ブルーベリーが潰瘍性大腸炎の予防や治療につながる?について調べてみた
Googleを検索しているとこんな記事が目に止まりました。
今回は東京理科大学が報告したこの論文について内容を詳しくみていきたいと思います。日本の研究者からこのような発表がされているのは頼もしいですね。
論文の内容まとめ
ブルーベリーに含まれるプテロスチルベン(PSB)はTh1やTh17等へのT細胞分化を阻害する
PSBは制御性T細胞を増殖させる
PSBは口腔投与によってマウスの大腸炎の症状を軽減した
潰瘍性大腸炎などの炎症性腸疾患は自己免疫疾患です。自己免疫疾患は体内の免疫応答が過剰に働くことによって起きると言われており、樹状細胞やT細胞が免疫応答に重要な役割を果たします。
T細胞はリンパ球の一種で、血中リンパ球の60%~80%を占めます。UC患者の方であれば、LCAP(白血球除去療法)を経験された方も居るかも知れませんが、この治療法ではリンパ球も除去しています。
専門的になるので深くは触れませんが、T細胞はヘルパーT細胞に分化され、Th1、Th2、Th17などの異常な活性化が自己免疫疾患との関連性が言われています。ブルーベリーに含まれるPSBはTh1とTh17への分化を抑え、攻撃のブレーキ役である制御性T細胞を増殖させたとのことです。
さらにこれもUC患者ならおなじみのサイトカイン、TNF-αの発現もPSBは抑制するとの事です。
プテロスチルベンについて
プテロスチルベン(PSB)とは?
アーモンドやブルーベリー、赤ワインやブドウなどにも含まれるPSBはポリフェノールの一種で、経口吸収性が高く生物学的利用能が80%と高い事が知られています。つまり、口から摂取でき、身体の中に多く留まるということですね。
さらに、以下のサイトではプテロスチルベンの効果として、炎症性腸疾患以外にも、抗癌作用、脂質代謝・糖代謝、認知機能向上、抗カンジダ菌に関するものも紹介されています。
プテロスチルベンを多く含む食品は?
プテロスチルベンはブルーベリーに多く含まれていますが、このサイトによれば、ブルーベリー一個あたり99ng~520ngとのことです。これは1パック全部を食べても、精々0.03~0.18mg程度のプテロスチルベン摂取量に過ぎない計算になります。論文などで使用された分量(今回紹介した論文では有りません)は100mg/日程度を摂取していたとのことなので、ブルーベリーだけで摂取するのは現実的では有りません。

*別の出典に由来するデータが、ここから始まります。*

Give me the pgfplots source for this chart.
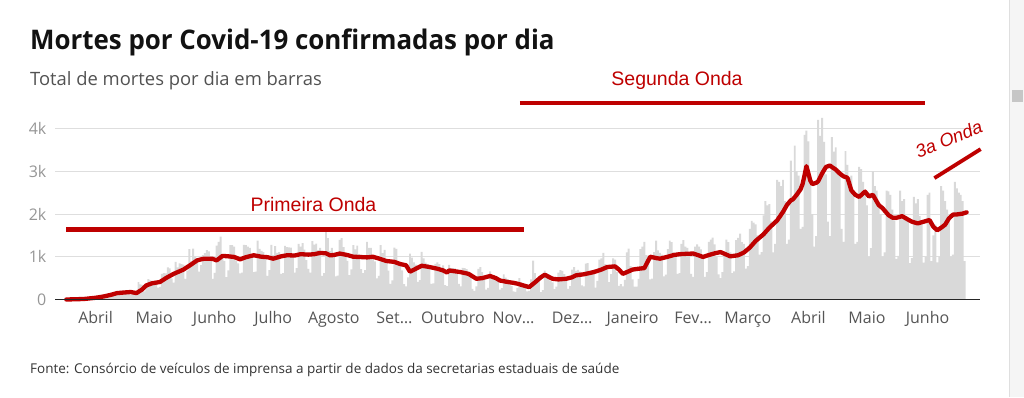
\documentclass[border=0pt]{standalone}
\usepackage{fontspec}
\setmainfont{Open Sans}
\newfontfamily\arialf{Liberation Sans}
\usepackage{pgfplots}
\pgfplotsset{compat=1.18}
\definecolor{redline}{RGB}{190,0,0}
\definecolor{bargray}{RGB}{217,217,217}
\definecolor{gridgray}{RGB}{222,222,222}
\definecolor{ylab}{RGB}{150,150,150}
\definecolor{xlab}{RGB}{85,85,85}
\begin{document}
\begin{tikzpicture}[x=1pt,y=1pt]
\useasboundingbox (0,0) rectangle (1024,397);
% scrollbar strip
\fill[gray!8] (1009,0) rectangle (1024,397);
\draw[gray!25, line width=0.6pt] (1009,0) -- (1009,397);
\fill[gray!45] (1012,295) rectangle (1023,307);
% titles
\node[anchor=base west, inner sep=0pt, text=black!93] at (30,347.5) {\fontsize{27}{30}\selectfont\bfseries\scalebox{0.959}[1]{Mortes por Covid-19 confirmadas por dia}};
\node[anchor=base west, inner sep=0pt, text=black!68] at (30,311) {\fontsize{18.4}{21}\selectfont Total de mortes por dia em barras};
\node[anchor=base west, inner sep=0pt, text=black!80] at (30,24) {\fontsize{13.5}{16}\selectfont Fonte: Consórcio de veículos de imprensa a partir de dados da secretarias estaduais de saúde};
\begin{axis}[
  at={(55pt,97.5pt)}, anchor=south west,
  width=925pt, height=183.8pt, scale only axis,
  xmin=10.24, xmax=483.87, ymin=0, ymax=4300,
  axis line style={draw=none},
  major tick length=0pt,
  ytick={0,1000,2000,3000,4000}, yticklabels={0,1k,2k,3k,4k},
  ymajorgrids, grid style={color=gridgray, line width=0.9pt},
  xtick={31,61,92,122,153,184,214,245,275,306,337,365,396,426,457},
  xticklabels={Abril,Maio,Junho,Julho,Agosto,Set…,Outubro,Nov…,Dez…,Janeiro,Fev…,Março,Abril,Maio,Junho},
  xticklabel style={anchor=base, yshift=-23.5pt, inner sep=0pt, font=\fontsize{16}{18}\selectfont, text=xlab},
  yticklabel style={anchor=east, xshift=-8.5pt, inner sep=0pt, font=\fontsize{16}{18}\selectfont, text=ylab},
  clip=false,
]
\addplot[ybar, bar width=1, bar shift=0pt, fill=bargray, draw=none] coordinates {
(16,1)(17,3)(18,3)(19,4)(20,7)(21,7)(22,9)(23,13)(24,14)(25,17)(26,20)(27,22)
(28,22)(29,23)(30,42)(31,40)(32,58)(33,60)(34,73)
(35,60)(36,80)(37,130)(38,150)(39,160)(40,140)(41,110)
(42,100)(43,110)(44,205)(45,205)(46,190)(47,215)(48,205)
(49,115)(50,165)(51,165)(52,155)(53,405)(54,355)(55,345)
(56,190)(57,340)(58,475)(59,450)(60,435)(61,430)(62,420)
(63,275)(64,295)(65,600)(66,615)(67,610)(68,750)(69,730)
(70,495)(71,395)(72,880)(73,750)(74,845)(75,825)(76,815)
(77,485)(78,675)(79,1180)(80,890)(81,1190)(82,1000)(83,965)
(84,655)(85,805)(86,1040)(87,1085)(88,1155)(89,1125)(90,955)
(91,480)(92,625)(93,1260)(94,1350)(95,1470)(96,1005)(97,905)
(98,525)(99,680)(100,1270)(101,1275)(102,1240)(103,910)(104,845)
(105,610)(106,630)(107,1280)(108,1270)(109,1240)(110,1205)(111,1020)
(112,640)(113,655)(114,1375)(115,1185)(116,1140)(117,1110)(118,990)
(119,550)(120,690)(121,1280)(122,1040)(123,1250)(124,1090)(125,1110)
(126,600)(127,620)(128,1255)(129,1225)(130,1220)(131,1215)(132,1070)
(133,630)(134,735)(135,1300)(136,1235)(137,1320)(138,1165)(139,920)
(140,715)(141,630)(142,1365)(143,1285)(144,1310)(145,1155)(146,1210)
(147,555)(148,615)(149,1595)(150,1435)(151,1130)(152,1210)(153,1090)
(154,540)(155,560)(156,1395)(157,1435)(158,1225)(159,1080)(160,905)
(161,570)(162,705)(163,1275)(164,1175)(165,1260)(166,1060)(167,710)
(168,620)(169,685)(170,1350)(171,1205)(172,1210)(173,1005)(174,890)
(175,495)(176,555)(177,1270)(178,1085)(179,1160)(180,855)(181,675)
(182,365)(183,445)(184,1215)(185,1185)(186,835)(187,875)(188,680)
(189,360)(190,310)(191,520)(192,1075)(193,980)(194,870)(195,815)
(196,415)(197,455)(198,1115)(199,965)(200,860)(201,830)(202,740)
(203,365)(204,375)(205,835)(206,870)(207,830)(208,730)(209,800)
(210,335)(211,315)(212,810)(213,735)(214,735)(215,730)(216,600)
(217,365)(218,310)(219,740)(220,735)(221,710)(222,560)(223,610)
(224,250)(225,200)(226,310)(227,715)(228,755)(229,640)(230,460)
(231,230)(232,270)(233,660)(234,495)(235,565)(236,495)(237,430)
(238,230)(239,265)(240,585)(241,510)(242,475)(243,425)(244,320)
(245,190)(246,180)(247,270)(248,500)(249,400)(250,305)(251,330)
(252,190)(253,200)(254,470)(255,910)(256,620)(257,480)(258,420)
(259,175)(260,220)(261,675)(262,620)(263,595)(264,435)(265,400)
(266,240)(267,300)(268,630)(269,690)(270,670)(271,595)(272,500)
(273,250)(274,315)(275,700)(276,755)(277,670)(278,695)(279,655)
(280,330)(281,310)(282,840)(283,850)(284,670)(285,685)(286,690)
(287,280)(288,435)(289,935)(290,965)(291,1090)(292,825)(293,735)
(294,405)(295,595)(296,965)(297,935)(298,640)(299,320)(300,360)
(301,310)(302,460)(303,1100)(304,1190)(305,780)(306,470)(307,300)
(308,300)(309,480)(310,1180)(311,1240)(312,1350)(313,1040)(314,960)
(315,470)(316,490)(317,1110)(318,1380)(319,1150)(320,1090)(321,1050)
(322,540)(323,580)(324,1180)(325,1380)(326,1340)(327,1100)(328,1060)
(329,600)(330,620)(331,1300)(332,1390)(333,1240)(334,1210)(335,1080)
(336,600)(337,530)(338,1240)(339,1290)(340,1240)(341,1170)(342,1050)
(343,530)(344,640)(345,1350)(346,1400)(347,1450)(348,1290)(349,1000)
(350,590)(351,500)(352,640)(353,1100)(354,1400)(355,1340)(356,1100)
(357,620)(358,660)(359,1390)(360,1440)(361,1540)(362,1340)(363,1300)
(364,720)(365,780)(366,1650)(367,1840)(368,1800)(369,1760)(370,1500)
(371,1050)(372,1110)(373,1970)(374,2300)(375,2200)(376,2230)(377,1830)
(378,1100)(379,1300)(380,2800)(381,2750)(382,2650)(383,2800)(384,2300)
(385,1300)(386,1400)(387,3250)(388,2300)(389,3600)(390,3000)(391,2900)
(392,1650)(393,1700)(394,3850)(395,3950)(396,3700)(397,2700)(398,2000)
(399,1240)(400,1480)(401,4200)(402,3830)(403,4250)(404,3690)(405,2930)
(406,1820)(407,1480)(408,3800)(409,3460)(410,3560)(411,3070)(412,2930)
(413,1650)(414,1350)(415,3470)(416,3150)(417,2850)(418,2900)(419,2500)
(420,1300)(421,1350)(422,3100)(423,3050)(424,2750)(425,2500)(426,2200)
(427,1000)(428,1200)(429,3000)(430,2650)(431,2550)(432,2200)(433,2000)
(434,1000)(435,1100)(436,2550)(437,2530)(438,2450)(439,2100)(440,1850)
(441,950)(442,1020)(443,2550)(444,2300)(445,2350)(446,1950)(447,1900)
(448,850)(449,970)(450,2400)(451,2250)(452,2350)(453,1950)(454,1800)
(455,860)(456,1000)(457,2450)(458,2500)(459,900)(460,1500)(461,1750)
(462,870)(463,1000)(464,2650)(465,2550)(466,2300)(467,2100)(468,1900)
(469,1000)(470,1050)(471,2750)(472,2600)(473,2500)(474,2450)(475,2300)
(476,900)
};
\addplot[redline, line width=4.3pt, line join=round, line cap=round] coordinates {
(16,0)(20,5)(25,12)(31,40)(35,70)(39,110)(42,150)(46,165)(49,175)(52,150)
(55,240)(57,330)(60,380)(64,410)(67,500)(71,600)(76,700)(80,820)(83,915)
(86,950)(88,955)(91,950)(93,915)(96,1020)(99,1010)(102,995)(105,940)
(108,990)(112,1035)(116,1000)(119,990)(122,955)(126,1010)(129,1035)
(133,1030)(136,1060)(140,1050)(143,1060)(146,1090)(149,1080)(151,1035)
(153,1040)(156,1075)(160,1040)(163,1000)(166,995)(170,985)(173,1000)
(176,960)(180,900)(184,880)(187,830)(190,800)(192,650)(195,720)(198,790)
(202,760)(206,720)(209,680)(211,630)(212,680)(215,660)(218,640)(222,600)
(226,485)(229,500)(233,550)(236,500)(238,445)(242,410)(245,390)(247,370)
(250,330)(253,290)(256,400)(259,520)(261,580)(263,530)(265,485)(268,470)
(272,485)(275,520)(277,565)(281,590)(286,640)(290,700)(293,760)(297,775)
(299,700)(301,600)(304,660)(306,700)(309,720)(312,735)(315,1000)(318,970)
(320,955)(324,1000)(327,1040)(330,1060)(334,1070)(337,1075)(340,1030)
(342,995)(345,1040)(348,1080)(351,1110)(354,1050)(356,1010)(360,1035)
(363,1100)(366,1215)(369,1370)(373,1525)(376,1680)(380,1850)(383,2050)
(385,2210)(387,2320)(388,2340)(390,2450)(392,2580)(393,2700)(394,2900)
(395,3120)(396,2950)(397,2780)(398,2700)(400,2730)(401,2765)(403,2950)
(405,3100)(407,3135)(408,3100)(410,3040)(412,2950)(414,2880)(416,2850)
(418,2550)(420,2450)(422,2400)(425,2525)(427,2410)(429,2450)(432,2210)
(434,2135)(437,1975)(439,1915)(441,1910)(444,1950)(447,1870)(449,1820)
(452,1780)(455,1820)(458,1860)(460,1700)(462,1620)(464,1680)(466,1750)
(468,1900)(470,1985)(472,1990)(475,2010)(477,2040)
};
% baseline
\draw[black!85, line width=1.4pt] (rel axis cs:0,0) -- (rel axis cs:1,0);
% annotations
\draw[redline, line width=4.3pt] (axis cs:15.9,1637) -- (axis cs:250.4,1637);
\draw[redline, line width=4.3pt] (axis cs:248.3,4596) -- (axis cs:455.7,4596);
\draw[redline, line width=3.8pt] (axis cs:460.5,2840) -- (axis cs:484.2,3518);
\end{axis}
\node[anchor=base, inner sep=0pt, text=redline] at (313.5,185.3) {\arialf\fontsize{19.5}{22}\selectfont Primeira Onda};
\node[anchor=base, inner sep=0pt, text=redline] at (677,311) {\arialf\fontsize{19.5}{22}\selectfont Segunda Onda};
\node[anchor=base west, inner sep=0pt, text=redline, rotate=22] at (918.5,238.7) {\arialf\itshape\fontsize{18.3}{20}\selectfont 3a Onda};
\end{tikzpicture}
\end{document}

もっとも、摂取量と効果について体系的な報告をした研究もまだ無いようですので、大量摂取が良いとかそういう訳でもないとは思いますが。
プテロスチルベンの過剰摂取による副作用は?
前提としてプテロスチルベンの過剰摂取の副作用についてはまだ不明なものが多いとのことです。ただ、この論文ではプテロスチルベンは毒性も副作用も少ないと記載されていますし、見る限りはリスクは低そうです。また、先ほど紹介したサイトでは250mg/日までの用量では副作用は報告されていないとのことです。

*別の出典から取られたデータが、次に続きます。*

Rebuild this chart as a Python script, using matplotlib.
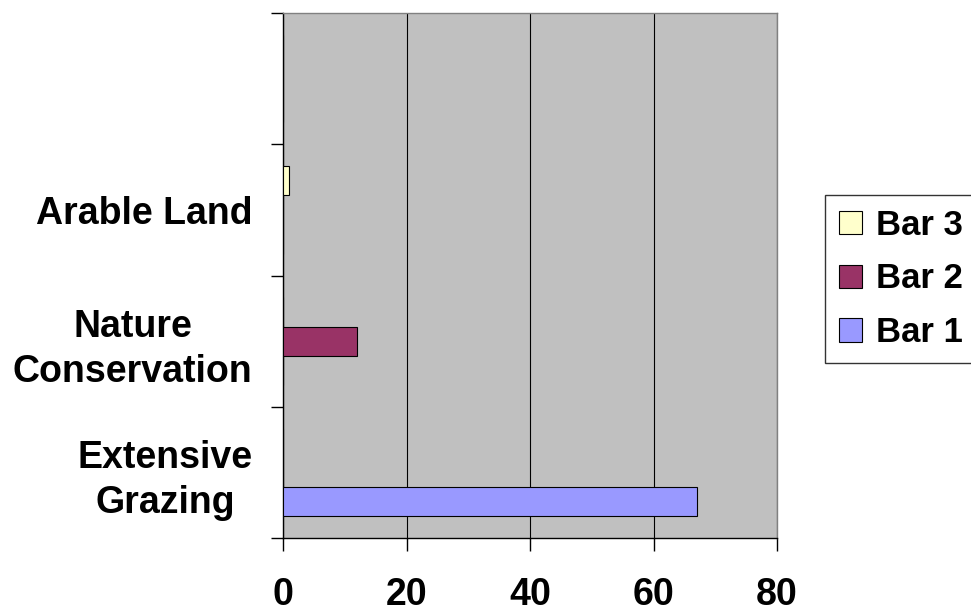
import matplotlib
matplotlib.use("Agg")
import matplotlib.pyplot as plt
import numpy as np

categories = ["Extensive\nGrazing", "Nature\nConservation", "Arable Land", ""]
bar1 = [67, 0, 0, 0]
bar2 = [0, 12, 0, 0]
bar3 = [0, 0, 1, 0]
series_names = ["Bar 1", "Bar 2", "Bar 3"]
x_ticks = [0, 20, 40, 60, 80]

plt.rcParams["font.family"] = ["Liberation Sans", "DejaVu Sans"]
plt.rcParams["font.weight"] = "bold"

fig = plt.figure(figsize=(9.71, 6.15), dpi=100)
ax = fig.add_axes([283 / 971, 77 / 615, 494 / 971, 525 / 615])
ax.set_facecolor("#c0c0c0")

y = np.arange(len(categories))
w = 1 / 4.5
colors = ["#9999ff", "#993366", "#ffffcc"]
handles = []
for k, (vals, name) in enumerate(zip([bar1, bar2, bar3], series_names)):
    h = ax.barh(y + (k - 1) * w, vals, height=w, color=colors[k],
                edgecolor="black", linewidth=0.8, label=name, zorder=3)
    handles.append(h)

ax.set_xlim(0, 80)
ax.set_ylim(-0.5, len(categories) - 0.5)
ax.set_xticks(x_ticks)
ax.set_xticklabels([str(v) for v in x_ticks], fontsize=27, fontweight="bold")
ax.grid(axis="x", color="black", linewidth=0.8, zorder=1)

# boundaries carry the tick marks, labels sit in the middle of each band
ax.set_yticks(np.arange(len(categories) + 1) - 0.5)
ax.set_yticklabels([])
ax.set_yticks(y, minor=True)
ax.set_yticklabels(categories, minor=True, fontsize=27, fontweight="bold",
                   multialignment="center", linespacing=1.3)
ax.tick_params(axis="y", which="minor", length=0, pad=22)
ax.tick_params(axis="y", which="major", direction="out", length=9, width=1, color="black")
ax.tick_params(axis="x", direction="out", length=9, width=1, pad=19, color="black")

ax.spines["left"].set_color("black")
ax.spines["bottom"].set_color("black")
ax.spines["top"].set_color("#808080")
ax.spines["right"].set_color("#808080")
for s in ax.spines.values():
    s.set_linewidth(1)

leg = fig.legend(handles[::-1], series_names[::-1], loc="center left",
                 bbox_to_anchor=(825 / 971, 1 - 279 / 615),
                 prop={"weight": "bold", "size": 25},
                 handlelength=0.66, handleheight=0.66, handletextpad=0.4,
                 labelspacing=0.6, borderpad=0.4, borderaxespad=0,
                 frameon=True, fancybox=False, edgecolor="black")
leg.get_frame().set_linewidth(1)

fig.savefig("out.png", dpi=100)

もちろん、250mgまでは問題ないと考えて、ブルーベリーを大量摂取するような事になれば、カロリーや糖分過多になるでしょうし、あくまでも適切な分量に抑えておくのが良いでしょう。
プテロスチルベンのサプリメントは?
食品での効率的な摂取が難しいとなると、すぐ考えるのがサプリです。このAmazonのサプリなどは250mgのプテロスチルベンを含有しているようですが、中々お高いですね。どちらかというとNMNが含まれているため高いような気もしますが、、(iHerbでは色々なオプションが安価であるようです)
まとめ
ブルーベリーなどに多く含まれるポリフェノールの一種、プテロスチルベンはT細胞分化を阻害し、制御性T細胞を増殖させる報告がされた
プテロスチルベンは潰瘍性大腸炎以外にもその効果が注目されている物質である
副作用の可能性は低いようだが、まだまだ不明な部分が多い
今回の研究結果を受け、筆者としては朝食のヨーグルトにブルーベリーを追加してみようかなと思いました。